According to its Web site, WINLAB is a National Science Foundation Industry and University Cooperative. It was founded at the University in 1989, and its research goal is to expand the progress of wireless networking technology by pooling the government's powerful resources, industry and academia. WINLAB's educational aim is to prepare the next generation of wireless technologists through graduate research programs especially significant to industry.
Tim Saponas, manager of worldwide higher education programs for Intel, said in a prepared statement the Intel Corporation selected Rutgers, along with other renowned research universities, because of its expertise in wireless technology and communications — a field that will grow increasingly important as computing devices become more connected. The Intel Corporation has donated over $67 million to various universities' technology studies departments.

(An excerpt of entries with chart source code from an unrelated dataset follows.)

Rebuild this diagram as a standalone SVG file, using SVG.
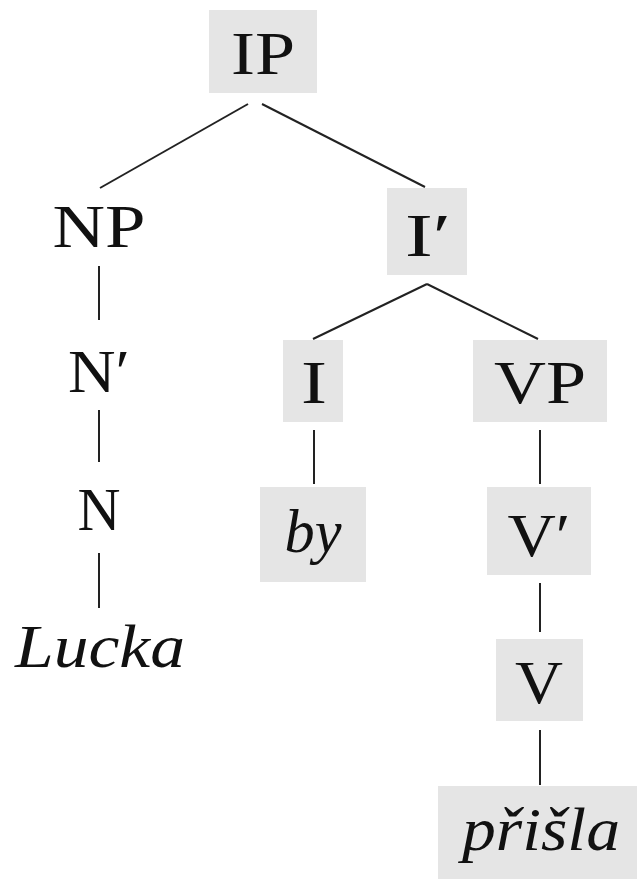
<svg xmlns="http://www.w3.org/2000/svg" width="637" height="879" viewBox="0 0 637 879">
<style>
.box{fill:#e5e5e5}
.t{font-family:'Liberation Serif',serif;font-size:62px;font-weight:normal;fill:#111;text-anchor:middle}
.i{font-style:italic}
.e{stroke:#222;stroke-width:2;fill:none}
</style>
<rect width="637" height="879" fill="#fff"/>
<g id="edges">
<line class="e" x1="248" y1="104" x2="100" y2="188"/>
<line class="e" x1="262" y1="104" x2="425" y2="187"/>
<line class="e" x1="99" y1="266" x2="99" y2="320"/>
<line class="e" x1="99" y1="410" x2="99" y2="462"/>
<line class="e" x1="99" y1="553" x2="99" y2="608"/>
<line class="e" x1="427" y1="284" x2="313" y2="339"/>
<line class="e" x1="427" y1="284" x2="538" y2="339"/>
<line class="e" x1="314" y1="430" x2="314" y2="484"/>
<line class="e" x1="540" y1="430" x2="540" y2="484"/>
<line class="e" x1="540" y1="583" x2="540" y2="632"/>
<line class="e" x1="540" y1="730" x2="540" y2="785"/>
</g>
<g id="IP"><rect class="box" x="209" y="10" width="108" height="83"/><text class="t" x="263" y="74" textLength="64" lengthAdjust="spacingAndGlyphs">IP</text></g>
<g id="NP"><text class="t" x="99" y="247" textLength="93" lengthAdjust="spacingAndGlyphs">NP</text></g>
<g id="Nbar"><text class="t" x="99" y="392" textLength="62" lengthAdjust="spacingAndGlyphs">N′</text></g>
<g id="N"><text class="t" x="99" y="530" textLength="43" lengthAdjust="spacingAndGlyphs">N</text></g>
<g id="Lucka"><text class="t i" x="100" y="667" textLength="170" lengthAdjust="spacingAndGlyphs">Lucka</text></g>
<g id="Ibar"><rect class="box" x="387" y="188" width="80" height="87"/><text class="t" x="428" y="256" textLength="46" lengthAdjust="spacingAndGlyphs">I′</text></g>
<g id="I"><rect class="box" x="283" y="340" width="60" height="82"/><text class="t" x="314" y="403" textLength="26" lengthAdjust="spacingAndGlyphs">I</text></g>
<g id="VP"><rect class="box" x="473" y="340" width="134" height="82"/><text class="t" x="540" y="403" textLength="92" lengthAdjust="spacingAndGlyphs">VP</text></g>
<g id="by"><rect class="box" x="260" y="487" width="106" height="95"/><text class="t i" x="313" y="552" textLength="57" lengthAdjust="spacingAndGlyphs">by</text></g>
<g id="Vbar"><rect class="box" x="487" y="487" width="104" height="88"/><text class="t" x="539" y="556" textLength="63" lengthAdjust="spacingAndGlyphs">V′</text></g>
<g id="V"><rect class="box" x="496" y="639" width="87" height="82"/><text class="t" x="539" y="703" textLength="48" lengthAdjust="spacingAndGlyphs">V</text></g>
<g id="prisla"><rect class="box" x="438" y="786" width="199" height="93"/><text class="t i" x="541" y="850" textLength="158" lengthAdjust="spacingAndGlyphs">přišla</text></g>
</svg>
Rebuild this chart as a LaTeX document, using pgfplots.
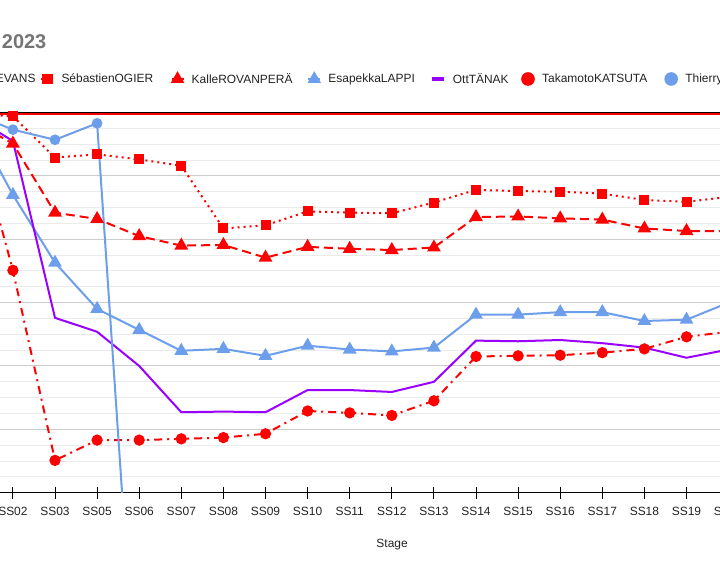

"Intel wanted to support new ideas for building labs for students that gives hands-on training," said Dipankar Raychaudhuri, director of WINLAB. "This grant is meant to help increase the number of graduate students learning at WINLAB" and to "provide depth to the teaching aspects of the lab," he said.
The new WINLAB courses will be located in a new lab, will offer state-of-the-art networking, hardware and mobile computing platforms and will be available in Fall 2003.
Typically, WINLAB has a pool of 30 to 50 graduate and undergraduate students.
Although the Intel Corporation is already involved with research studies at WINLAB, this grant aids the educational resources of the department. The curriculum, developed collaboratively by electrical engineering Professor Narayan Mandayam and computer science Professor Badri Nath, provides students with training in designing, experimental prototyping and evaluation of wireless technologies that "will teach students how to build wireless systems," Raychaudhuri said.
In the past, WINLAB has received grants from the National Science Foundation, the Defense Advanced Research Projects Agency and the New Jersey Commission on Science and Technology awarded WINLAB $2.82 million intended to develop of multi-modal wireless sensors.
Raychaudhuri said the Intel grant — the latest addition to the "Rutgers Campaign: Creating the Future Today" — "allows students to be the next leaders in innovative technology."